Will Grayson, Will Grayson by John Green
The New York Times bestselling novel from John Green, the author of multi-million bestseller The Fault in Our Stars, and David Levithan.
One cold night, in a most unlikely corner of Chicago, Will Grayson crosses paths with . . . Will Grayson. Two guys with the same name, running in two very different circles, suddenly find their lives going in new and unexpected directions, and culminating in epic turns-of-heart and the most fabulous musical ever to grace the high-school stage.
Told in alternating voices from two award-winning authors – John Green (author of The Fault in Our Stars) and David Levithan (author of Boy Meets Boy) – this unique collaborative novel features a double helping of the heart and humour that has won both authors legions of fans.
This book was given a refreshing voice and tone, compared to the other teen drama books I often binge read. I actually paid attention to how each character was given depth and differences. The whole story line amazed me, but I should have guessed that John Green and David Levithan would never let me down. I recommend this book for anyone who likes to read something simple yet interesting (two guys having the same name is the premise of this book.)
I’m going to start this review off by saying that this is the final book in the Red Queen series by Victoria Aveyard and you should really read the first few books if you want to understand what I’m talking about 🙂 So recently I finally got a chance to read this book, I had it on hold for like an eternity… but War Storm was definitely worth the wait. The world this story takes place in is a place where there is a LOT of discrimination and your place in society is determined by the colour of your blood. There used to be just two types of people: Silvers (with inhuman abilities and high places on the hierarchy) and Reds (Poor, usually slaves or left with manual labour, no abilities) but then Mare, the main character, a simple red-blooded girl discovers that she possesses the ability to summon and control lightning. With this discovery she draws the strength to battle for equal rights for both Silvers and Reds. I loved this entire series and the books gets 5/5 stars! It was unbelievably amazing. Left me with no words to say.
!SPOILERS AHEAD, DO NOT READ MORE IF YOU HAVE NOT READ WARSTORM!

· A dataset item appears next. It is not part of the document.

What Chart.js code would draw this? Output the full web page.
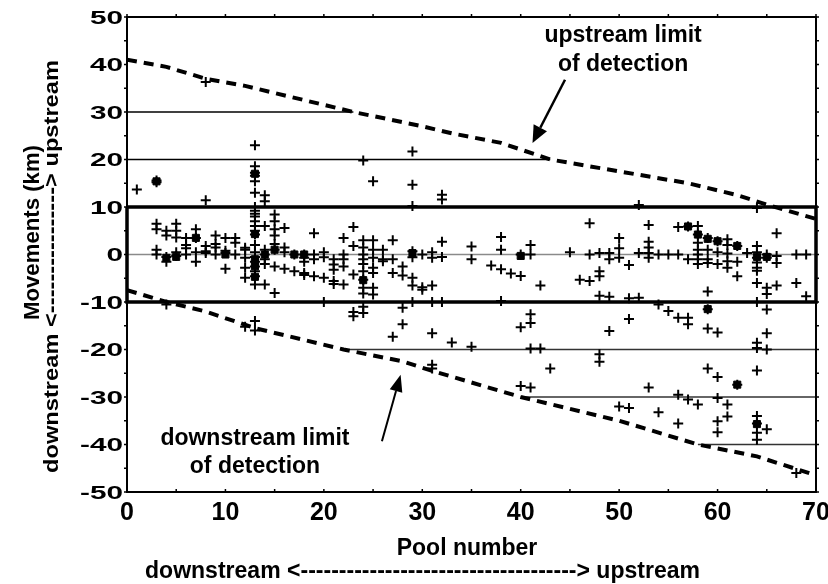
<!DOCTYPE html>
<html><head><meta charset="utf-8">
<script src="https://cdn.jsdelivr.net/npm/chart.js@4/dist/chart.umd.min.js"></script>
<style>html,body{margin:0;padding:0;background:#fff}canvas{display:block}</style>
</head><body>
<canvas id="c" width="828" height="584"></canvas>
<script>
// ---- data ----
const pools = [1,3,4,5,6,7,8,9,10,11,12,13,14,15,16,17,18,19,20,21,22,23,24,25,26,27,28,29,30,31,32,33,35,37,38,39,40,41,42,43,45,46,47,48,49,50,51,52,53,54,55,56,57,58,59,60,61,62,63,64,65,66,68,69];
const movesByPool = [
  [13.7],                                   // 1
  [15.6,15.2,6.5,5.3,1,0],                  // 3
  [5,4,-0.5,-1.5,-10.5],                    // 4
  [6.5,5,3.6,0.5,-0.3],                     // 5
  [3.5,2,1.3,0],                            // 6
  [5.3,3.5,0.5,-1.5],                       // 7
  [36.3,11.4,1.8,0.7,0.3],                  // 8
  [4,2.2,1.5,0],                            // 9
  [3.5,0.8,0.3,-3],                         // 10
  [3.5,2.5,0],                              // 11
  [1.4,1,-0.7,-2.8,-4.9,-15.2],             // 12
  [23,18.6,17.2,16.6,15.4,13,10,9.2,8.6,8,7,6,5,4.2,2,0.5,-0.5,-1.5,-2.5,-3.5,-4.6,-6.3,-14,-16], // 13
  [12.5,11.2,6,1,0,-1,-2,-6.3],             // 14
  [8.4,7,5.3,4,2.2,1,-2.5,-8.1],            // 15
  [5.6,1.5,0.5,-3],                         // 16
  [0,-3.5],                                 // 17
  [0,-0.7,-1.5,-3.9,-4.3],                  // 18
  [4.5,0,-1,-4.6],                          // 19
  [0.5,-0.6,-4.9,-10],                      // 20
  [-1,-2.1,-3.2,-5.6,-6.2],                 // 21
  [3.5,0,-1,-2.5,-6.3],                     // 22
  [5.8,1.8,-4.2,-12.1,-13],                 // 23
  [19.8,3,1.5,0,-1,-2,-3.5,-5.3,-7,-8.2,-11,-12.3], // 24
  [15.4,3,1,-0.7,-2.8,-3.9,-7,-8.4],        // 25
  [1,-1,-1.4],                              // 26
  [3,-1,-3.9,-17.3],                        // 27
  [-2.5,-4.4,-11.2,-14.7],                  // 28
  [21.7,14.7,10.2,0.7,-0.6,-4.9,-6.5,-10],  // 29
  [0,-6.9,-7.4],                            // 30
  [0.5,-0.7,-6.5,-10,-16.6,-23.2,-24],      // 31
  [12.6,11.6,2.7,-0.5,-10],                 // 32
  [-18.5],                                  // 33
  [1.7,-1,-19.4],                           // 35
  [-2.3],                                   // 37
  [3.7,1,-3.1,-9.8],                        // 38
  [-4],                                     // 39
  [0,-4.5,-15.3,-27.7],                     // 40
  [2,0,-12.6,-14.4,-19.8,-28],              // 41
  [-6.5,-19.8],                             // 42
  [-24],                                    // 43
  [0.5],                                    // 45
  [-5.3],                                   // 46
  [6.6,0,-5.6],                             // 47
  [0.3,-3.5,-4.6,-8.7,-21,-22.6],           // 48
  [0.3,-1,-8.9,-16.1],                      // 49
  [3.5,1.3,-0.7,-32],                       // 50
  [-2.2,-9.2,-13.6,-32.3],                  // 51
  [10.4,0.3,-9.1],                          // 52
  [6.2,2.7,1.5,0.3,-0.7,-28],               // 53
  [0,-10.5,-33.2],                          // 54
  [0,-11.9],                                // 55
  [5.8,0,-13.3,-29.5,-35.6],                // 56
  [5.9,-1,-13.3,-14.7,-30.5],               // 57
  [6,4.2,2.5,1,0,-1,-2,-31.6],              // 58
  [3.5,1,-1,-1.8,-7.8,-11.5,-15.6,-24],     // 59
  [2.8,0.5,-2,-16.4,-25.8,-30.2,-35.1,-37.4], // 60
  [3.2,2,0.2,-1.4,-2.8,-31.6,-34.1],        // 61
  [1.8,-1.5,-4.6,-27.4],                    // 62
  [0.3],                                    // 63
  [9.8,1.8,0.5,-0.7,-1.7,-2.8,-3.4,-6,-10,-18.6,-19.7,-24.4,-34,-35.6,-37.5,-39], // 64
  [0,-0.7,-7,-8.3,-11.6,-16.6,-20,-36.8],   // 65
  [4.5,-0.3,-1.8,-6.5],                     // 66
  [0,-6,-46],                               // 68
  [0,-8.8]                                  // 69
];
// places where many crosses pile up into a solid block
const clusterPool = [3,4,5,7,10,13,13,13,13,13,14,15,17,18,24,29,40,57,58,59,60,62,64,65,62,64,59];
const clusterKm   = [15.4,-0.7,-0.5,3.5,0,17,4.3,-1,-2.5,-4.7,0,1,0,0,-5.4,0.3,-0.3,5.9,4.2,3.3,2.8,1.8,-0.5,-0.5,-27.4,-35.7,-11.5];

// detection limits (dashed)
const upLimitPool   = [0,4,8,12,15,23,30,33,38,43,50,57,62,65,70];
const upLimitKm     = [41,39.5,37,35.5,34,30,27,25.5,23.5,20,17.5,15,12.5,10.5,7.5];
const downLimitPool = [0,4,8,13,18,22,28,31,40,50,58,64,70];
const downLimitKm   = [-7.5,-10,-12,-15.5,-18,-20,-22.5,-24.5,-30,-35,-40,-42.5,-46.5];

// horizontal reference lines
const refKm    = [30,20,-20,-30,-40];
const refStart = [0,0,22,40,58];
const refEnd   = [23,43,70,70,70];
const boxKm    = [10,-10];

const xTicks = [0,10,20,30,40,50,60,70];
const yTicks = [50,40,30,20,10,0,-10,-20,-30,-40,-50];

// ---- build datasets ----
const pts = [];
pools.forEach((p,i)=>movesByPool[i].forEach(v=>pts.push({x:p,y:v})));
const clusters = clusterPool.map((p,i)=>({x:p,y:clusterKm[i]}));
const lineDs = (data, color, width, dash, clip) => ({
  data, showLine:true, pointRadius:0, borderColor:color, borderWidth:width,
  borderDash:dash||[], fill:false, tension:0, clip: clip===undefined?undefined:clip
});
const datasets = [
  {data:pts, pointStyle:'cross', pointRadius:5, borderColor:'#000', borderWidth:2, backgroundColor:'#000'},
  {data:clusters, pointStyle:'rect', pointRadius:5, borderColor:'#000', borderWidth:1, backgroundColor:'#000'},
  lineDs(upLimitPool.map((p,i)=>({x:p,y:upLimitKm[i]})), '#000', 4, [10,7]),
  lineDs(downLimitPool.map((p,i)=>({x:p,y:downLimitKm[i]})), '#000', 4, [10,7]),
  lineDs([{x:0,y:boxKm[0]},{x:70,y:boxKm[0]},{x:70,y:boxKm[1]},{x:0,y:boxKm[1]},{x:0,y:boxKm[0]}], '#000', 3.5, [], 6),
];
refKm.forEach((k,i)=>datasets.push(lineDs([{x:refStart[i],y:k},{x:refEnd[i],y:k}], i<2?'#000':'#333', 1.4)));
datasets.push(lineDs([{x:0,y:0},{x:70,y:0}], '#8a8a8a', 1.5));

const FONT = '"Liberation Sans", Arial, sans-serif';
function txt(ctx, s, x, y, size, o) {
  o = o || {};
  ctx.save();
  ctx.font = 'bold ' + size + 'px ' + FONT;
  let sx = o.sx || 1;
  if (o.w) sx = o.w / ctx.measureText(s).width;
  ctx.translate(x, y);
  if (o.rot) ctx.rotate(o.rot);
  ctx.scale(sx, 1);
  ctx.textAlign = o.align || 'center';
  ctx.textBaseline = 'alphabetic';
  ctx.fillStyle = '#000';
  ctx.fillText(s, 0, 0);
  ctx.restore();
}
function arrow(ctx, x1, y1, x2, y2, lw, hl, hw) {
  const a = Math.atan2(y2 - y1, x2 - x1);
  const bx = x2 - hl * Math.cos(a), by = y2 - hl * Math.sin(a);
  ctx.save();
  ctx.strokeStyle = '#000'; ctx.fillStyle = '#000'; ctx.lineWidth = lw;
  ctx.beginPath(); ctx.moveTo(x1, y1); ctx.lineTo(bx, by); ctx.stroke();
  ctx.beginPath();
  ctx.moveTo(x2, y2);
  ctx.lineTo(bx + hw/2 * Math.sin(a), by - hw/2 * Math.cos(a));
  ctx.lineTo(bx - hw/2 * Math.sin(a), by + hw/2 * Math.cos(a));
  ctx.closePath(); ctx.fill();
  ctx.restore();
}

const decor = {
  id: 'decor',
  afterDatasetsDraw(chart) {
    const ctx = chart.ctx, xs = chart.scales.x, ys = chart.scales.y, a = chart.chartArea;
    const X = v => xs.getPixelForValue(v), Y = v => ys.getPixelForValue(v);
    ctx.save();
    ctx.strokeStyle = '#000'; ctx.lineWidth = 2;
    ctx.strokeRect(a.left, a.top, a.right - a.left, a.bottom - a.top);
    ctx.lineWidth = 1.5;
    ctx.beginPath();
    for (let v = 0; v <= 70; v += 5) {
      ctx.moveTo(X(v), a.top); ctx.lineTo(X(v), a.top - 3);
      ctx.moveTo(X(v), a.bottom); ctx.lineTo(X(v), a.bottom - 3);
    }
    for (let v = -50; v <= 50; v += 5) {
      ctx.moveTo(a.left, Y(v)); ctx.lineTo(a.left - 3, Y(v));
      ctx.moveTo(a.right, Y(v)); ctx.lineTo(a.right + 3, Y(v));
    }
    ctx.stroke();
    ctx.restore();
    // tick labels
    xTicks.forEach(v => txt(ctx, String(v), X(v), a.bottom + 28, 25));
    yTicks.forEach(v => txt(ctx, String(v), a.left - 4, Y(v) + 6.5, 18, {align:'right', sx:1.65}));
    // axis titles
    txt(ctx, 'Pool number', 467, 555, 23);
    txt(ctx, 'downstream <------------------------------------> upstream', 422.5, 578, 23, {w:555});
    txt(ctx, 'Movements (km)', 38.5, 232.5, 22, {rot:-Math.PI/2, w:175});
    txt(ctx, 'downstream <----------------> upstream', 57.5, 266.5, 21, {rot:-Math.PI/2, w:413});
    // annotations
    txt(ctx, 'upstream limit', X(50.4), Y(44.8), 23);
    txt(ctx, 'of detection', X(50.4), Y(38.7), 23);
    arrow(ctx, X(44.5), Y(36.8), X(41.2), Y(23.5), 2.5, 17, 15);
    txt(ctx, 'downstream limit', X(13.0), Y(-40.2), 23);
    txt(ctx, 'of detection', X(13.0), Y(-45.9), 23);
    arrow(ctx, X(25.9), Y(-39.3), X(27.8), Y(-25.3), 2, 17, 13);
  }
};

new Chart(document.getElementById('c'), {
  type: 'scatter',
  data: { datasets },
  options: {
    responsive: false, animation: false, devicePixelRatio: 1,
    layout: { padding: { left: 127, top: 17, right: 12, bottom: 92 } },
    plugins: { legend: {display:false}, tooltip: {enabled:false} },
    scales: {
      x: { type:'linear', min:0, max:70, display:false },
      y: { type:'linear', min:-50, max:50, display:false }
    }
  },
  plugins: [decor]
});
</script>
</body></html>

So along Mare’s journey, she somehow becomes good friends with both the crown prince, Cal (Short for Tiberias Calore) and his younger brother, Maven Calore. Obviously, they are silver-blooded and they can also control fire, it’s the ability of every single Calore king EVER. What Mare didn’t know was that Maven’s mother had completely warped Maven’s mind with her own ability, he was only faking his sanity to deceive her, he developed real feelings for Mare but in the end he was just not able to bounce back from whatever his mother had changed and done in his mind. Cal, on the other hand, was trained to be a warrior, following in his dad’s footsteps, silver royalty of the highest tier. But… needless to say, he fell for Mare as well and he followed her throughout almost all of her adventures, never giving up on the brother he thought he had, he believed Maven could change and Mare didn’t want to drown his hopes. They go through a lot together while Maven, the mad boy king struggles to keep the kingdom his destroyed together. The plot is really hard to explain but I promise if you read the books, you will love it, it doesn’t matter what genre you usually enjoy or what age you are, you will be surprised by how good the writing and plotline is. A lot of the chapter ending left me astonished by how symbolic everything was. Mare loses a lot in this series, and you will be hurt too but in the end it’s all worth it and you’ll be crying, from happiness or sadness, both are possible. 5/5 if not 6/5 it was honestly so GREAT.